- JOB:
Exactly as written, retype the listing below, omitting the pictures.
- - - - - - -
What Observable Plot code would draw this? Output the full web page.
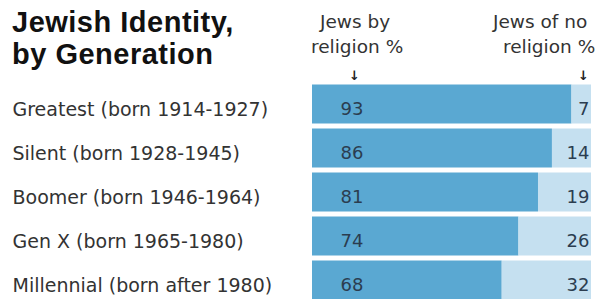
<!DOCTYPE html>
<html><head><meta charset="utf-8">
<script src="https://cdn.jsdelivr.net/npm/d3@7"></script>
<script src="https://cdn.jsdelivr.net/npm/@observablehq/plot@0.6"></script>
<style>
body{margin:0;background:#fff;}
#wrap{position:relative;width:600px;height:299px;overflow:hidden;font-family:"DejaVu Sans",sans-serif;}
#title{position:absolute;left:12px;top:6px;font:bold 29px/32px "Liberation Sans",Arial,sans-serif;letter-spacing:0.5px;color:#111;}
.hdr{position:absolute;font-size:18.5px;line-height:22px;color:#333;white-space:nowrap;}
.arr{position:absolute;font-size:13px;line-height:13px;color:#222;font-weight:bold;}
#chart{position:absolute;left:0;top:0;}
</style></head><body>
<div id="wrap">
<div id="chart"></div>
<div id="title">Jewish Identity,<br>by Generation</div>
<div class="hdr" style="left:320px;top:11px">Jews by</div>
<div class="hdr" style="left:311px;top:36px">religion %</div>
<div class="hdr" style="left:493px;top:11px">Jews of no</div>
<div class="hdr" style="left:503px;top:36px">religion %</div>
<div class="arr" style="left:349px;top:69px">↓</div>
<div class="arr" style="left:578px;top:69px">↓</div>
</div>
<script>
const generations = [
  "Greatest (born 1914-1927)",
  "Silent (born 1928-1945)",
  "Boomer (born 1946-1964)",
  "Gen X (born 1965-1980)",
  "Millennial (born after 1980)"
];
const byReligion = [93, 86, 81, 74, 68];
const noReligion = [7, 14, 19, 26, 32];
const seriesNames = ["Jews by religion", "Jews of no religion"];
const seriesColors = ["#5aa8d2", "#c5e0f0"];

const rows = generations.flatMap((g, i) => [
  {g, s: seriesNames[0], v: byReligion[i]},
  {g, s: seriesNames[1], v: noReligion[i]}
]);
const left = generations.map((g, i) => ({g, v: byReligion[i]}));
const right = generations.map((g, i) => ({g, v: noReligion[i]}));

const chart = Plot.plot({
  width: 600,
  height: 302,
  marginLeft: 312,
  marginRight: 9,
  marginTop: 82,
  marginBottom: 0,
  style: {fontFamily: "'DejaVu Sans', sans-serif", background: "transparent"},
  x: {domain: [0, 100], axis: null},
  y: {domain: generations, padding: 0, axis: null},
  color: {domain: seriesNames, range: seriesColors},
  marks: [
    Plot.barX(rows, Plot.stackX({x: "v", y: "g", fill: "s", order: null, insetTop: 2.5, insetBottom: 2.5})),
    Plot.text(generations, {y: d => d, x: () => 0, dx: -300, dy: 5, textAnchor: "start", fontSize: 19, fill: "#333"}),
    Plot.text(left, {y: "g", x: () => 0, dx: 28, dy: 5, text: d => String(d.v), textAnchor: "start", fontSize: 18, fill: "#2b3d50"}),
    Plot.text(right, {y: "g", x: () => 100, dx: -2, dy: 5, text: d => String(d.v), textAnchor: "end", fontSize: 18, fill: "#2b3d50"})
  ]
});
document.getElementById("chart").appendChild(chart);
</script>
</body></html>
- - - - - - -
- CORRECT RESULT:
What Observable Plot code would draw this? Output the full web page.
<!DOCTYPE html>
<html><head><meta charset="utf-8">
<script src="https://cdn.jsdelivr.net/npm/d3@7"></script>
<script src="https://cdn.jsdelivr.net/npm/@observablehq/plot@0.6"></script>
<style>
body{margin:0;background:#fff;}
#wrap{position:relative;width:600px;height:299px;overflow:hidden;font-family:"DejaVu Sans",sans-serif;}
#title{position:absolute;left:12px;top:6px;font:bold 29px/32px "Liberation Sans",Arial,sans-serif;letter-spacing:0.5px;color:#111;}
.hdr{position:absolute;font-size:18.5px;line-height:22px;color:#333;white-space:nowrap;}
.arr{position:absolute;font-size:13px;line-height:13px;color:#222;font-weight:bold;}
#chart{position:absolute;left:0;top:0;}
</style></head><body>
<div id="wrap">
<div id="chart"></div>
<div id="title">Jewish Identity,<br>by Generation</div>
<div class="hdr" style="left:320px;top:11px">Jews by</div>
<div class="hdr" style="left:311px;top:36px">religion %</div>
<div class="hdr" style="left:493px;top:11px">Jews of no</div>
<div class="hdr" style="left:503px;top:36px">religion %</div>
<div class="arr" style="left:349px;top:69px">↓</div>
<div class="arr" style="left:578px;top:69px">↓</div>
</div>
<script>
const generations = [
  "Greatest (born 1914-1927)",
  "Silent (born 1928-1945)",
  "Boomer (born 1946-1964)",
  "Gen X (born 1965-1980)",
  "Millennial (born after 1980)"
];
const byReligion = [93, 86, 81, 74, 68];
const noReligion = [7, 14, 19, 26, 32];
const seriesNames = ["Jews by religion", "Jews of no religion"];
const seriesColors = ["#5aa8d2", "#c5e0f0"];

const rows = generations.flatMap((g, i) => [
  {g, s: seriesNames[0], v: byReligion[i]},
  {g, s: seriesNames[1], v: noReligion[i]}
]);
const left = generations.map((g, i) => ({g, v: byReligion[i]}));
const right = generations.map((g, i) => ({g, v: noReligion[i]}));

const chart = Plot.plot({
  width: 600,
  height: 302,
  marginLeft: 312,
  marginRight: 9,
  marginTop: 82,
  marginBottom: 0,
  style: {fontFamily: "'DejaVu Sans', sans-serif", background: "transparent"},
  x: {domain: [0, 100], axis: null},
  y: {domain: generations, padding: 0, axis: null},
  color: {domain: seriesNames, range: seriesColors},
  marks: [
    Plot.barX(rows, Plot.stackX({x: "v", y: "g", fill: "s", order: null, insetTop: 2.5, insetBottom: 2.5})),
    Plot.text(generations, {y: d => d, x: () => 0, dx: -300, dy: 5, textAnchor: "start", fontSize: 19, fill: "#333"}),
    Plot.text(left, {y: "g", x: () => 0, dx: 28, dy: 5, text: d => String(d.v), textAnchor: "start", fontSize: 18, fill: "#2b3d50"}),
    Plot.text(right, {y: "g", x: () => 100, dx: -2, dy: 5, text: d => String(d.v), textAnchor: "end", fontSize: 18, fill: "#2b3d50"})
  ]
});
document.getElementById("chart").appendChild(chart);
</script>
</body></html>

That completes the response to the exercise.